- Theatrical release poster
- Directed by: Stefano Capuzzi
- Written by: Stefano Capuzzi Paulo Marcelo do Vale Tavares
- Based on: Aprendiz de Samurai by Max Trombini
- Produced by: Stefano Capuzzi
- Starring: Caio Castro Sabrina Sato Suzana Pires Moacyr Franco
- Music by: João Carlos Martins
- Production company: Alfa Filmes
- Distributed by: Downtown Filmes Paris Filmes
- Release date: 8 May 2014 (Brazil);
- Running time: 90 minutes
- Country: Brazil
- Language: Portuguese

= The Great Victory (2014 film) =

2014 film directed by Stefano Capuzzi

The Great Victory (Portuguese: A Grande Vitória) is a 2014 Brazilian sports drama film based on the book Aprendiz de Samurai by Max Trombini. This film adaptation was directed by Stefano Capuzzi Lapietra. Starring Caio Castro and Sabrina Sato, it tells the true story of the judoka Max Trombini, who had a humble and troubled childhood. Through judo, the boy becomes involved with martial arts principles and thus learns to settle down emotionally. He subsequently starts building a career, becoming one of the greatest judo coaches in Brazil.

==Plot==
Max Trombini had a humble and troubled childhood. Abandoned by the father when still young, he was raised by his mother and grandfather, who died when he was 11 years old. Disgusted, he began to get in all sorts of trouble in his hometown, Ubatuba, and then in Bastos, where he lived. It was through learning martial arts, particularly judo, through which he managed to level out emotionally and build a career.

==Cast==
- Caio Castro as Max Trombini
  - Felipe Falanga as young Max
- Sabrina Sato as Alice
- Suzana Pires as Tereza Maximiano
- Tato Gabus Mendes as Sensei Josino
- Domingos Montagner as César Trombini
- Moacyr Franco as Benedito Maximiano
- Ratinho (Carlos Massa) as Carlão
- Felipe Folgosi as Flávio
- Rosi Campos as Principal Célia
- Tuna Dwek as Maria José
- Max Trombini as Mr.
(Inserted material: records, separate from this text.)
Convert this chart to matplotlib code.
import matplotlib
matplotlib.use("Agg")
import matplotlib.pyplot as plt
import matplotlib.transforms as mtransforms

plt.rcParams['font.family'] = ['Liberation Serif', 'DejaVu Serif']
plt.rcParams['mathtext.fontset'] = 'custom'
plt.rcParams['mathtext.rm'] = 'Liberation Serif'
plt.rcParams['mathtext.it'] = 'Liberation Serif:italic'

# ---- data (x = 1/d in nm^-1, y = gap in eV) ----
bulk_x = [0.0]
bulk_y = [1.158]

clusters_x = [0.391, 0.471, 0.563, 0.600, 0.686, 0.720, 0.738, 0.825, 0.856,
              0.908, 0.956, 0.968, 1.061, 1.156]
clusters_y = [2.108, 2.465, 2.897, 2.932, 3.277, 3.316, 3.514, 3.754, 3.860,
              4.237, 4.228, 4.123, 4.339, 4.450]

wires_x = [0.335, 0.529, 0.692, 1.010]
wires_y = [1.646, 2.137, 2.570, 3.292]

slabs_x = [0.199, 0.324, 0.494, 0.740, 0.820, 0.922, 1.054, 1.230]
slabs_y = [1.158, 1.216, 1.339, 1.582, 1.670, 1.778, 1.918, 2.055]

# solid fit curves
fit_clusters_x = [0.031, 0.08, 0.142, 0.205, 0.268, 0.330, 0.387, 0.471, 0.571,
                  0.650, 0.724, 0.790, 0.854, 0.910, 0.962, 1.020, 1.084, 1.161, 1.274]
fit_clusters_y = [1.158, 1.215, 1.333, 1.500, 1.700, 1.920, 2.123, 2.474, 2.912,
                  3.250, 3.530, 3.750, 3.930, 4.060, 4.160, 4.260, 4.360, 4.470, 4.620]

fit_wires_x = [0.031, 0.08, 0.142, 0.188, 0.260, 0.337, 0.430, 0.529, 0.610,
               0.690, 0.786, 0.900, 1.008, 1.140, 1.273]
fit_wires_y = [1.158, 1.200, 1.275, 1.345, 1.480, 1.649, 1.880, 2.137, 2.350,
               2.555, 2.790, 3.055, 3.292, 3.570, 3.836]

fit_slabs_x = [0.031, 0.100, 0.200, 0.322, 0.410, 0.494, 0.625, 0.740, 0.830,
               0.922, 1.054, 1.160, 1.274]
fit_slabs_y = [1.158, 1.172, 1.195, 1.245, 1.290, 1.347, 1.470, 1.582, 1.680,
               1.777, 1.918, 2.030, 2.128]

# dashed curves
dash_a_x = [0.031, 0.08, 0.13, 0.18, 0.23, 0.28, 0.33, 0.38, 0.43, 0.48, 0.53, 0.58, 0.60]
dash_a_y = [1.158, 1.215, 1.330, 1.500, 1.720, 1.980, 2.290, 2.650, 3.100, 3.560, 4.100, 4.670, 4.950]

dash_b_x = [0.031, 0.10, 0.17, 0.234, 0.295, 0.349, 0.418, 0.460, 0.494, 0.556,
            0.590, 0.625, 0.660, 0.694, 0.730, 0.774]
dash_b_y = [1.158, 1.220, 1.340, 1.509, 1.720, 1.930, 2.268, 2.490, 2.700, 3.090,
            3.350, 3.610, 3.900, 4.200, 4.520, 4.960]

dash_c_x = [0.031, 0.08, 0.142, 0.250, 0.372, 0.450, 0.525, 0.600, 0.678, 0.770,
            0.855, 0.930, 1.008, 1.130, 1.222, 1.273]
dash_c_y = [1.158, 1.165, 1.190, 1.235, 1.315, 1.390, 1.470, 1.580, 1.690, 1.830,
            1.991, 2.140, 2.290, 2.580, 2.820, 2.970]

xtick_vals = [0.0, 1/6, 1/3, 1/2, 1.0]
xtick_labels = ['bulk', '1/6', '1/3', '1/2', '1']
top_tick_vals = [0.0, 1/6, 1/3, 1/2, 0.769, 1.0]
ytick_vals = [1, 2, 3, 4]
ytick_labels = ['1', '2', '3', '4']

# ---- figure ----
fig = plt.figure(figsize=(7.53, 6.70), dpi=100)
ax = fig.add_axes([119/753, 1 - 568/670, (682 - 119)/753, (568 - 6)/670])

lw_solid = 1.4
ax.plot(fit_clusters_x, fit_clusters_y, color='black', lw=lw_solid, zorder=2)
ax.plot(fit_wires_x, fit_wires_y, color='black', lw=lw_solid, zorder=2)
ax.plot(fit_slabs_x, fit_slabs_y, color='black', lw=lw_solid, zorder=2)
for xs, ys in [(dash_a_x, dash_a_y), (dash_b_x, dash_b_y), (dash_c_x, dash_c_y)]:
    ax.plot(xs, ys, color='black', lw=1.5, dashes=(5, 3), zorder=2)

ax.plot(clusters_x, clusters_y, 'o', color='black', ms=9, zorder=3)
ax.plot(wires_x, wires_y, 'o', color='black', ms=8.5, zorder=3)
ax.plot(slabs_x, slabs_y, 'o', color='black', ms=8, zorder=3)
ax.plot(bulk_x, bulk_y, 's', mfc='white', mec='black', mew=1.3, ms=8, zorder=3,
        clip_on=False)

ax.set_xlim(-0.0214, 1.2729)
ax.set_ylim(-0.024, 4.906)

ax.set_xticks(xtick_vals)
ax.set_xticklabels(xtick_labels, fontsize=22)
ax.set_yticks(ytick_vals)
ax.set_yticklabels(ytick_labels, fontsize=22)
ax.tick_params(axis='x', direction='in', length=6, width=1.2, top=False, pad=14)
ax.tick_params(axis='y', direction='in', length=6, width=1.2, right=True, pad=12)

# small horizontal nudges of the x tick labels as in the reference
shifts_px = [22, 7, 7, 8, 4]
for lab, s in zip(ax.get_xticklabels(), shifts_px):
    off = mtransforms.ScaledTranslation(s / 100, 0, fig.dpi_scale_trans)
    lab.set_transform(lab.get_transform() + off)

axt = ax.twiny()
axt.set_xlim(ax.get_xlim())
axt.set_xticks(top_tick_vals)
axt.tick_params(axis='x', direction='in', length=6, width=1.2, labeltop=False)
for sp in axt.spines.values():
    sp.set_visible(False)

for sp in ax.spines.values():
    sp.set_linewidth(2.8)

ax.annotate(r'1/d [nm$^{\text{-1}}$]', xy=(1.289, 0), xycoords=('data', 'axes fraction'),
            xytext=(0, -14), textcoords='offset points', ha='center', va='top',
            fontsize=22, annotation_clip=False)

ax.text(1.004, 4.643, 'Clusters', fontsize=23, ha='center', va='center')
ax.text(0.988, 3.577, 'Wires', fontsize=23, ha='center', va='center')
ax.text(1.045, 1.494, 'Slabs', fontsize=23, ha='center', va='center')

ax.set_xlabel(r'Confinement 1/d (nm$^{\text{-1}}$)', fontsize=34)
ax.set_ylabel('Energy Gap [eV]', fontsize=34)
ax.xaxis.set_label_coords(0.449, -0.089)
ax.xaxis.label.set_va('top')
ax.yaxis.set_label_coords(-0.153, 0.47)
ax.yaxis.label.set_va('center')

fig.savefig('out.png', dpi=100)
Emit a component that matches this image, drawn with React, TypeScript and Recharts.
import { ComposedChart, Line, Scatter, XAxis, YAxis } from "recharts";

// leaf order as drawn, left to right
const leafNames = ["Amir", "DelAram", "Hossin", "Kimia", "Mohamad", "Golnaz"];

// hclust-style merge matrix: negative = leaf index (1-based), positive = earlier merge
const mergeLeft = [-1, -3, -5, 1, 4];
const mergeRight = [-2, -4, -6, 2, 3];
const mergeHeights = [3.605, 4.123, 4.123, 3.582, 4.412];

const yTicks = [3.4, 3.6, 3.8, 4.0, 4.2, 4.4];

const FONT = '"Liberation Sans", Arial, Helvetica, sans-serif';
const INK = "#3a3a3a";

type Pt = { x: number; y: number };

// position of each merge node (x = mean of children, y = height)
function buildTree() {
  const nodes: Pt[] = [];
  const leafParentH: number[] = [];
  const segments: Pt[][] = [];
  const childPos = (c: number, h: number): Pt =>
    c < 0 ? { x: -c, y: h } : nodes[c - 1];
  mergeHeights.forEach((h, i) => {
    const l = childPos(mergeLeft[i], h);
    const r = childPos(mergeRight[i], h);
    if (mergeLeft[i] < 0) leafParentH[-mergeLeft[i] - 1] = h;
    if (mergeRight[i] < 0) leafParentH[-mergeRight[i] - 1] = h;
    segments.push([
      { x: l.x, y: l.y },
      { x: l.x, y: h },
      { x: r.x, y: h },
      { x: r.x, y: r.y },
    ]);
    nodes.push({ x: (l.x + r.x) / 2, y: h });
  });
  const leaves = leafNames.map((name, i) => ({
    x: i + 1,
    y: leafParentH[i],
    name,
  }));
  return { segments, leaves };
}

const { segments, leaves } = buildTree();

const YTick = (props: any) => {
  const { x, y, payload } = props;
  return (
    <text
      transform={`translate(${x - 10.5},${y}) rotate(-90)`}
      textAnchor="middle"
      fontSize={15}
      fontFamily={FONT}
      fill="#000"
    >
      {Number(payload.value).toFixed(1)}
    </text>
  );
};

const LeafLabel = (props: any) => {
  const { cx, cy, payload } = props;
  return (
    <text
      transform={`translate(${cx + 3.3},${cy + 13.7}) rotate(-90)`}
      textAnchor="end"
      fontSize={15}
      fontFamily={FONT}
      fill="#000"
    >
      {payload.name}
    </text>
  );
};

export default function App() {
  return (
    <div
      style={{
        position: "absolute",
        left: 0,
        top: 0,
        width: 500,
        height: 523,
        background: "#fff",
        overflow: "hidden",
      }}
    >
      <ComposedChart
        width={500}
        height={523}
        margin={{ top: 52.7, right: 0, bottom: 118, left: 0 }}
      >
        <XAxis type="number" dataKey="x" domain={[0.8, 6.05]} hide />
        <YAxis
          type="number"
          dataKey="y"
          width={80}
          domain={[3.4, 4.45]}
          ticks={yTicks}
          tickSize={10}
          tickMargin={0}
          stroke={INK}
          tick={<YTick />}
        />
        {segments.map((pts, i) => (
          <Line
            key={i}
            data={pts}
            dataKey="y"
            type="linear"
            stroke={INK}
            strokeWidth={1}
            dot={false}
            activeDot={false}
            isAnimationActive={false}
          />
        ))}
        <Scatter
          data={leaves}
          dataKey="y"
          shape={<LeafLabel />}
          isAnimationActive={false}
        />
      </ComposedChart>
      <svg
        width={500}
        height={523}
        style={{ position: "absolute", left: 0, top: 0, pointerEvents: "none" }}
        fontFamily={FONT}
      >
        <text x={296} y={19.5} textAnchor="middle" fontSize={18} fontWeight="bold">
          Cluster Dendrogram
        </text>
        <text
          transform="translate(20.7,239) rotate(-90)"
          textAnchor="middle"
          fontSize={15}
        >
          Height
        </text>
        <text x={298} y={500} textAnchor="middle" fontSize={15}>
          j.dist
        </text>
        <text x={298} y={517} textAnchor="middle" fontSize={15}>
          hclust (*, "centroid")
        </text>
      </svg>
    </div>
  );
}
Ariovaldo, Max's teacher
- Ênio Gonçalves
- Ken Kaneco

==Production==
In order to play the judoka Max Trombini, Caio used his own experience in the sport. He practiced judo as a child, but he didn't get very far in terms of graduation. Some scenes of the film were filmed at the traditional academy Vila Sônia, in São Paulo. It was there that the Olympic champion Aurélio Miguel began practicing the sport and where Caio made an immersion with renowned technicians as the masters Massao and Luiz Shinohara, current men's team coach.

Trombini himself plays Ariovaldo, Max's P.E. teacher at school and one of his judo trainers.